According to the survey, the majority of oil and gas respondents (77%) expect that global mergers and acquisitions (M&A) deal volumes will increase over the next 12 months. In addition, 21% advised that deal sizes are likely to be above US$500m, a significant increase from 12% in April 2013. This, coupled with a sharp increase in global confidence underpinned by an increased appetite for acquisition activity, is reflected in the survey with 75% of respondents demonstrating an increase in confidence in the number of acquisition opportunities in the next 12 months. This is a marked increase from 51% in April 2013.
Gaining share in existing markets (79%) and gaining share in new markets (74%) are listed as the top two drivers for planned acquisition activity. For the oil and gas respondents, these market share drivers have been strongly increasing in relative importance over the past 12 months, according the survey. Forty-one percent of respondents also indicated that the regulatory environment remains the primary reason for not pursuing an acquisition, up from 26% six months ago.
The decline in companies planning to make divestments, from 61% in April 2013 to 47%, and an increased focus in enhancing shareholder value, up to 37% from 21% in April 2013, indicates that companies have already offloaded assets that did not fit their portfolios. Optimizing capital allocation and improving performance have grown in importance and are a key success factor for the oil and gas respondents, says the survey.
Divestments are expected to take the form of the sale of a business unit (42%), rather than an IPO of a business unit (26%). This is a different scenario compared to April 2013, when 32% of respondents were considering selling a business unit and 43% believed that an IPO was the most suited form of divestment. In addition, 71% of respondents indicated that execution risks and disruptions to business operations were the main reasons not to pursue a divestment.
Sixty-six percent of the oil and gas respondents indicate that they have a greater focus on growth. Over the past 12 months, the importance of organic growth has increased steadily, indicating a broader economic optimism.
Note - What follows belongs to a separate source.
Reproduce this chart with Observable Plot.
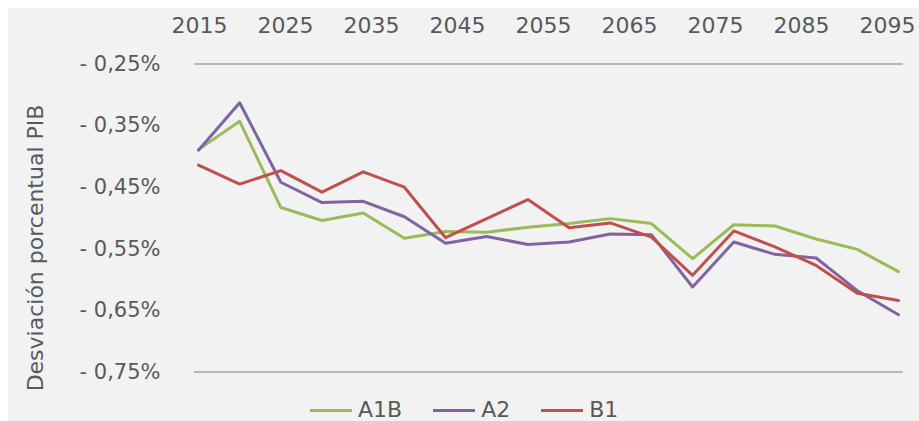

Fifty-eight percent of respondents also stated that they will focus their organic growth in lower risk areas, whereas in April 2013, they favored higher risk areas. Â
“Given the recent volatility in the global economy our respondents are still showing some justifiable caution. That said, the underlying appetite to invest and seize opportunities is higher than it has been for some time so we are most likely looking at an inflection point in M&A activity levels,” said Brogan.